888 has detailed “excellent progress” with the first phase of its William Hill integration, with the purchase praised as forming “very strong foundations” to support the group’s “ambitious” expansion aspirations.
This comes as the firm details struggles through a first half of the year that saw revenue drop 13 per cent to £332.1m (2021: £380.9m), driven by plunging B2C and UK income.
The latter witnessed a 25 per cent downfall through the period, reflecting the implementation of more stringent safer gambling policies and in line with the wider market trends, with the prior period having also benefited from digital entertainment migration during COVID related restrictions. Dutch cessation also caused a three per cent drop.
However, B2B revenue rose 7.8 per cent to £15m (2021: £13.9m), following the launch of World Series of Poker in Pennsylvania in July 2021 and Michigan in March 2022, which was partially offset by market driven declines in the bingo business.
Furthermore, H1 also witnessed profit before tax drop 66 per cent to £14.4m (2021: £41.9m), with adjusted EBITDA down 29 per cent to £50m (2021: £70.3m).
Itai Pazner, CEO of 888, commented: “The combination with William Hill, which we completed soon after the period end, transformed the group and creates very strong foundations to support our ambitious growth plans.
“This combination of two exceptional and complementary businesses creates one of the world’s leading online betting and gaming groups with superior scale, leading front-end and back-end technology, increased diversification across products, markets and channels, and a world class team.”
On a geographical basis, the UK maintained its leading position despite an aforementioned 25 per cent revenue decline to £120.8m (2021: £160.4), closely followed by the company’s EMEA division which tracked a five per cent downfall to £112.9m (2021: £119.5m) driven by a Dutch cessation.
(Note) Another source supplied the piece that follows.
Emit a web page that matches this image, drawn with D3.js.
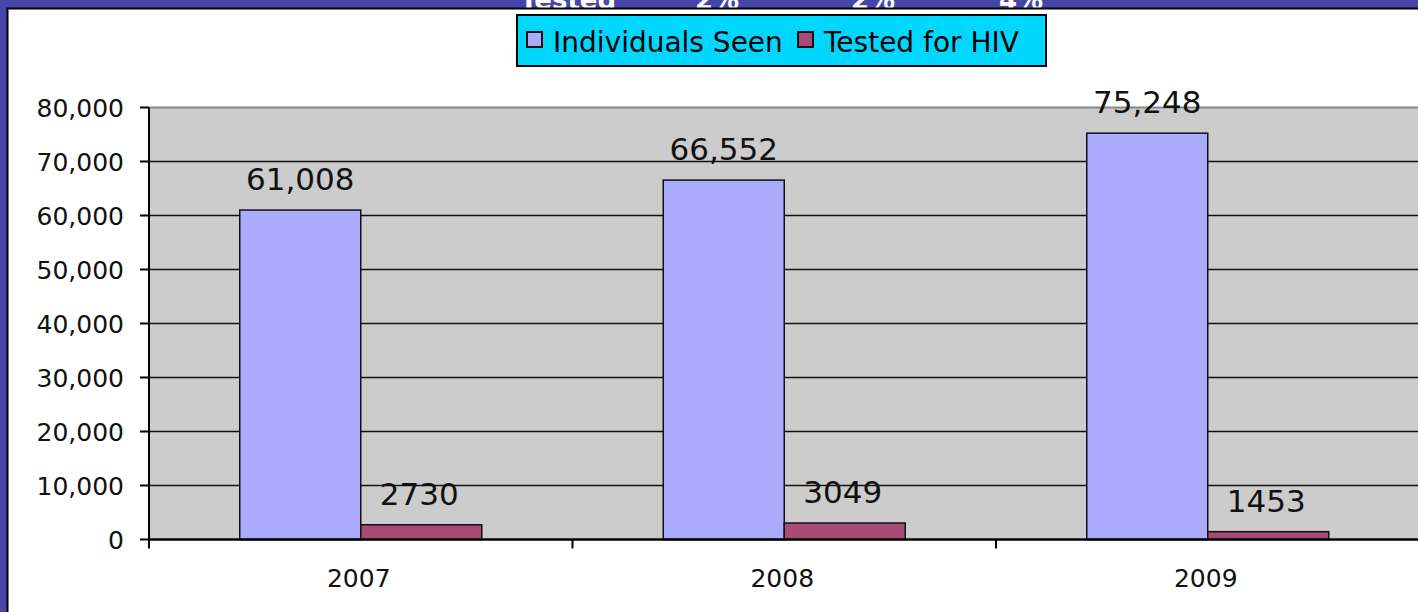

Elsewhere, Italy also dropped five per cent to £46.5m (2021: £49m), with the American down one percentage point to £46.6m (2021:£46.9m) and the rest of the world up five per cent to £5.3m (2021: £5.1m).
“The group’s financial performance in the period primarily reflects market conditions in the UK,” Pazner added.
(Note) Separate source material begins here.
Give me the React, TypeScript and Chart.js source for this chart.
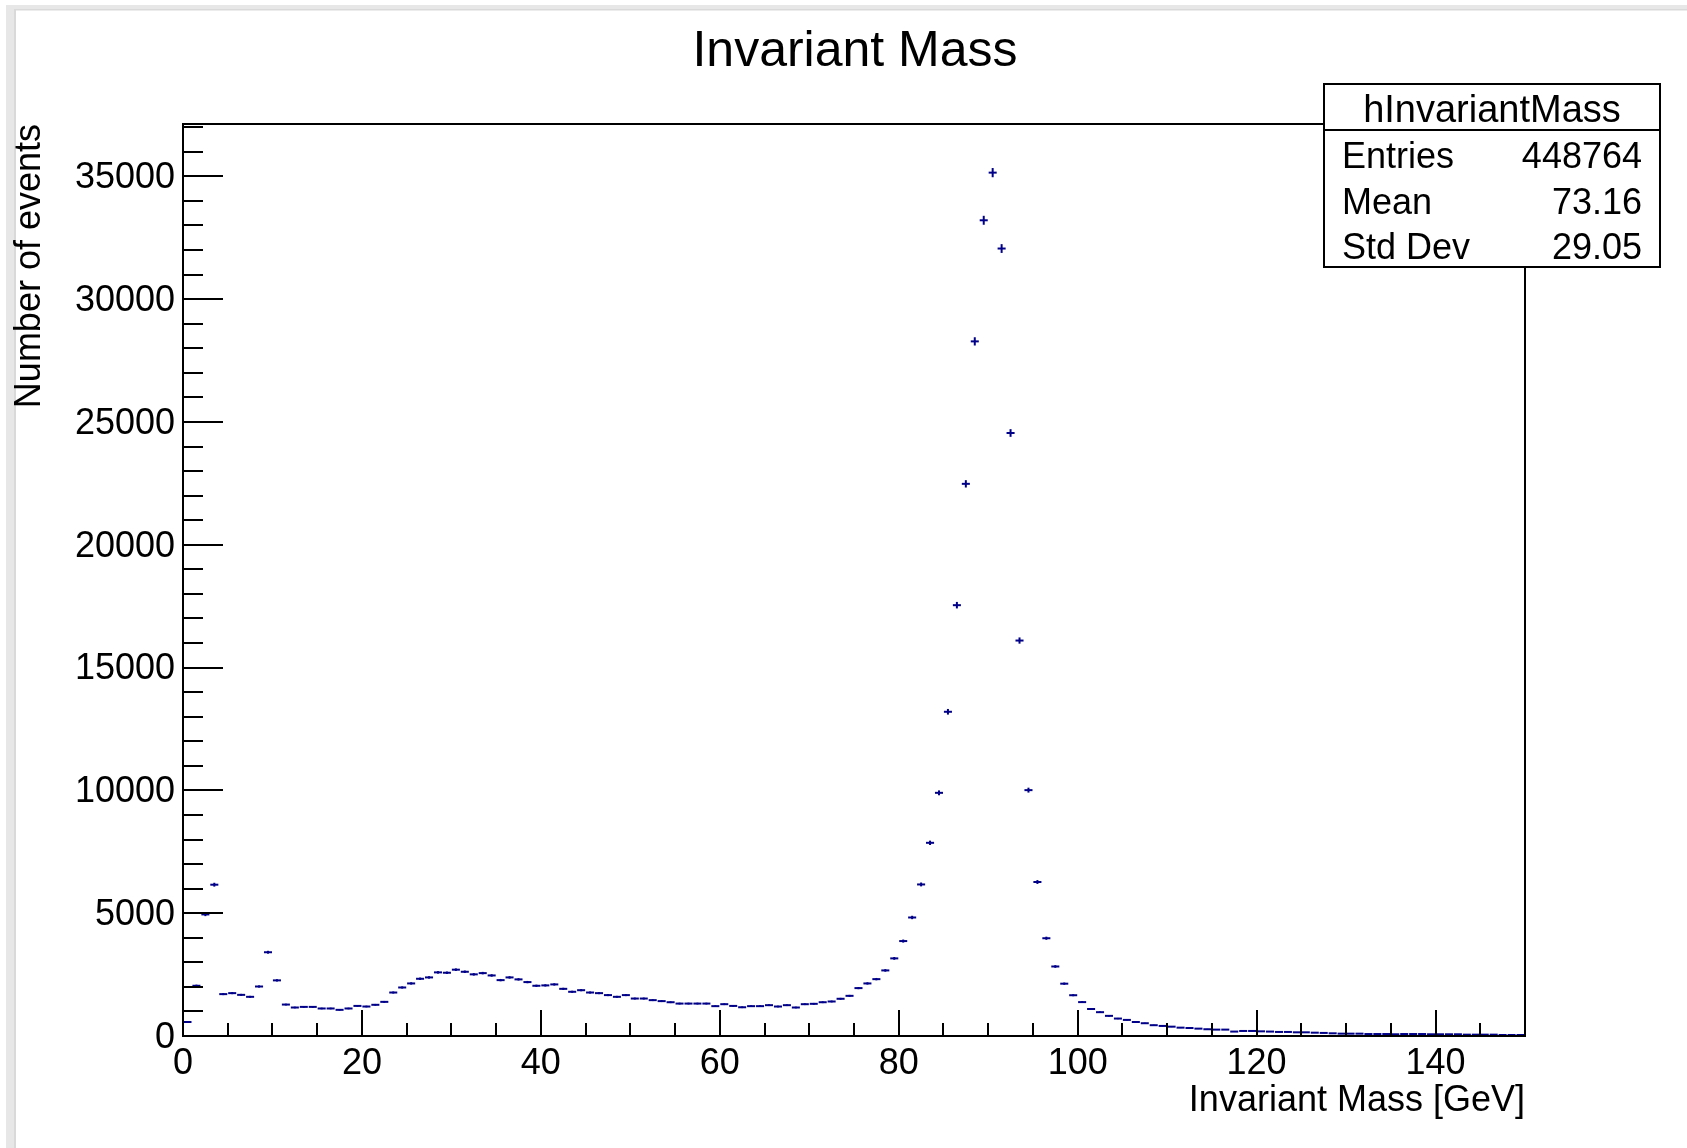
import React, { useEffect, useRef } from 'react';
import { Chart, registerables } from 'chart.js';

Chart.register(...registerables);

// ---- data ----
const histName = 'hInvariantMass';
const chartTitle = 'Invariant Mass';
const xAxisTitle = 'Invariant Mass [GeV]';
const yAxisTitle = 'Number of events';
const xMin = 0;
const xMax = 150;
const binWidth = 1;
const yMin = 0;
const yMax = 37130;

const counts = [
  570, 2045, 4950, 6160, 1705, 1745, 1675, 1595, 2015, 3410,
  2265, 1280, 1160, 1185, 1185, 1120, 1120, 1065, 1120, 1225,
  1200, 1270, 1390, 1770, 1975, 2140, 2330, 2385, 2590, 2575,
  2700, 2615, 2510, 2560, 2465, 2275, 2385, 2305, 2195, 2045,
  2060, 2100, 1920, 1800, 1865, 1770, 1745, 1665, 1595, 1665,
  1525, 1525, 1460, 1420, 1375, 1320, 1320, 1320, 1320, 1215,
  1295, 1225, 1170, 1215, 1215, 1255, 1200, 1255, 1160, 1295,
  1310, 1375, 1405, 1515, 1635, 1950, 2140, 2315, 2670, 3160,
  3865, 4825, 6170, 7865, 9900, 13200, 17540, 22480, 28280, 33210,
  35150, 32060, 24550, 16100, 10010, 6270, 3980, 2830, 2130, 1660,
  1380, 1100, 970, 820, 710, 655, 570, 520, 440, 410,
  380, 340, 325, 300, 275, 260, 260, 180, 205, 205,
  190, 180, 165, 165, 150, 150, 135, 125, 110, 95,
  95, 95, 80, 80, 80, 70, 80, 80, 80, 70,
  70, 70, 70, 55, 55, 55, 55, 40, 40, 40,
];

const xTickValues = [0, 20, 40, 60, 80, 100, 120, 140];
const yTickValues = [0, 5000, 10000, 15000, 20000, 25000, 30000, 35000];
const xMinorStep = 5;
const yMinorStep = 1000;
const statsLabels = ['Entries', 'Mean', 'Std Dev'];
const statsValues = ['448764', '73.16', '29.05'];

// ---- styling ----
const FONT = '"Liberation Sans", Arial, Helvetica, sans-serif';
const MARKER = '#000088';
const W = 1687;
const H = 1148;
const AREA = { left: 183, right: 1525, top: 124, bottom: 1036 };

const rootDecor = {
  id: 'rootDecor',
  beforeDraw(chart: any) {
    const ctx = chart.ctx;
    ctx.save();
    ctx.fillStyle = '#ffffff';
    ctx.fillRect(0, 0, W, H);
    // window frame strips
    ctx.fillStyle = '#e7e7e7';
    ctx.fillRect(6, 5, W - 6, 5);
    ctx.fillRect(6, 5, 10, H - 5);
    ctx.fillStyle = '#d9d9d9';
    ctx.fillRect(16, 9, W - 16, 1.5);
    ctx.fillRect(14, 9, 2, H - 9);
    ctx.restore();
  },
  afterDraw(chart: any) {
    const ctx = chart.ctx;
    const a = chart.chartArea;
    const xs = chart.scales.x;
    const ys = chart.scales.y;
    ctx.save();
    ctx.strokeStyle = '#000';
    ctx.lineWidth = 2;
    // frame
    ctx.strokeRect(a.left, a.top, a.right - a.left, a.bottom - a.top);
    // y ticks (inside)
    ctx.beginPath();
    for (let k = 0; k * yMinorStep <= yMax; k++) {
      const v = k * yMinorStep;
      const py = Math.round(ys.getPixelForValue(v));
      const len = v % 5000 === 0 ? 40 : 20;
      ctx.moveTo(a.left, py);
      ctx.lineTo(a.left + len, py);
    }
    // x ticks (inside)
    for (let k = 0; k * xMinorStep <= xMax; k++) {
      const v = k * xMinorStep;
      const px = Math.round(xs.getPixelForValue(v));
      const len = v % 20 === 0 ? 26 : 13;
      ctx.moveTo(px, a.bottom);
      ctx.lineTo(px, a.bottom - len);
    }
    ctx.stroke();

    ctx.fillStyle = '#000';
    // title
    ctx.font = `50px ${FONT}`;
    ctx.textAlign = 'center';
    ctx.textBaseline = 'alphabetic';
    ctx.fillText(chartTitle, 855, 66);

    // x axis title
    ctx.font = `36px ${FONT}`;
    ctx.textAlign = 'right';
    ctx.fillText(xAxisTitle, a.right, 1111);

    // y axis title
    ctx.save();
    ctx.translate(40, a.top);
    ctx.rotate(-Math.PI / 2);
    ctx.textAlign = 'right';
    ctx.fillText(yAxisTitle, 0, 0);
    ctx.restore();

    // stats box
    const bx = 1324, by = 84, bw = 336, bh = 183;
    ctx.fillStyle = '#fff';
    ctx.fillRect(bx, by, bw, bh);
    ctx.strokeStyle = '#000';
    ctx.lineWidth = 2;
    ctx.strokeRect(bx, by, bw, bh);
    ctx.beginPath();
    ctx.moveTo(bx, 130);
    ctx.lineTo(bx + bw, 130);
    ctx.stroke();
    ctx.fillStyle = '#000';
    ctx.font = `38px ${FONT}`;
    ctx.textAlign = 'center';
    ctx.fillText(histName, bx + bw / 2, 122);
    ctx.font = `36px ${FONT}`;
    const rowBase = [168, 213.5, 259];
    statsLabels.forEach((lab, i) => {
      ctx.textAlign = 'left';
      ctx.fillText(lab, 1342, rowBase[i]);
      ctx.textAlign = 'right';
      ctx.fillText(statsValues[i], 1642, rowBase[i]);
    });
    ctx.restore();
  },
};

export default function App() {
  const canvasRef = useRef<HTMLCanvasElement | null>(null);

  useEffect(() => {
    const canvas = canvasRef.current;
    if (!canvas) return;
    const points = counts.map((c, i) => ({ x: xMin + (i + 0.5) * binWidth, y: c }));

    const chart = new Chart(canvas, {
      type: 'scatter',
      data: {
        datasets: [
          {
            label: 'bins',
            data: points,
            pointStyle: 'line',
            borderColor: MARKER,
            backgroundColor: MARKER,
            borderWidth: 2,
            pointBorderWidth: 2,
            pointRadius: (ctx: any) => {
              const s = ctx.chart.scales.x;
              if (!s) return 4;
              return Math.abs(s.getPixelForValue(binWidth * 0.45) - s.getPixelForValue(0));
            },
          } as any,
          {
            label: 'errors',
            data: points,
            pointStyle: 'line',
            rotation: 90,
            borderColor: MARKER,
            backgroundColor: MARKER,
            borderWidth: 2,
            pointBorderWidth: 2,
            pointRadius: (ctx: any) => {
              const raw = ctx.raw;
              const s = ctx.chart.scales.y;
              if (!raw || !s) return 0;
              return Math.abs(s.getPixelForValue(raw.y) - s.getPixelForValue(raw.y + Math.sqrt(raw.y)));
            },
          } as any,
        ],
      },
      options: {
        animation: false,
        responsive: false,
        devicePixelRatio: 1,
        events: [],
        layout: {
          padding: { top: AREA.top, left: 0, right: W - AREA.right, bottom: 0 },
        },
        plugins: {
          legend: { display: false },
          tooltip: { enabled: false },
          title: { display: false },
        },
        scales: {
          x: {
            type: 'linear',
            min: xMin,
            max: xMax,
            grid: { display: false, drawTicks: false },
            border: { display: false },
            ticks: {
              font: { family: FONT, size: 36 },
              color: '#000',
              padding: 6,
              maxRotation: 0,
              autoSkip: false,
            },
            afterBuildTicks: (scale: any) => {
              scale.ticks = xTickValues.map((v) => ({ value: v }));
            },
            afterFit: (scale: any) => {
              scale.height = H - AREA.bottom;
            },
          },
          y: {
            type: 'linear',
            min: yMin,
            max: yMax,
            grid: { display: false, drawTicks: false },
            border: { display: false },
            ticks: {
              font: { family: FONT, size: 36 },
              color: '#000',
              padding: 8,
              labelOffset: 2,
              autoSkip: false,
              callback: (v: any) => String(v),
            },
            afterBuildTicks: (scale: any) => {
              scale.ticks = yTickValues.map((v) => ({ value: v }));
            },
            afterFit: (scale: any) => {
              scale.width = AREA.left;
            },
          },
        },
      },
      plugins: [rootDecor],
    } as any);

    return () => chart.destroy();
  }, []);

  return (
    <div style={{ position: 'fixed', left: 0, top: 0, width: W, height: H, background: '#fff' }}>
      <canvas ref={canvasRef} width={W} height={H} style={{ display: 'block', width: W, height: H }} />
    </div>
  );
}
“However, we believe the proactive actions we have taken to increase player protections and drive higher standards of player safety have put the group in an even stronger position for the future. In the second half of 2022, our main focus is on integration, delivering on our synergy plans, and driving higher profitability across the business.
“This focus on integration, execution and de-leverage will unlock the huge potential from the enlarged business. These actions will position us to take advantage of significant growth opportunities ahead of us, as we leverage our leading technologies to create a best-in-class global betting and gaming platform, and our portfolio of world class brands, to grow market share and profitability in some of the most attractive markets in the world.”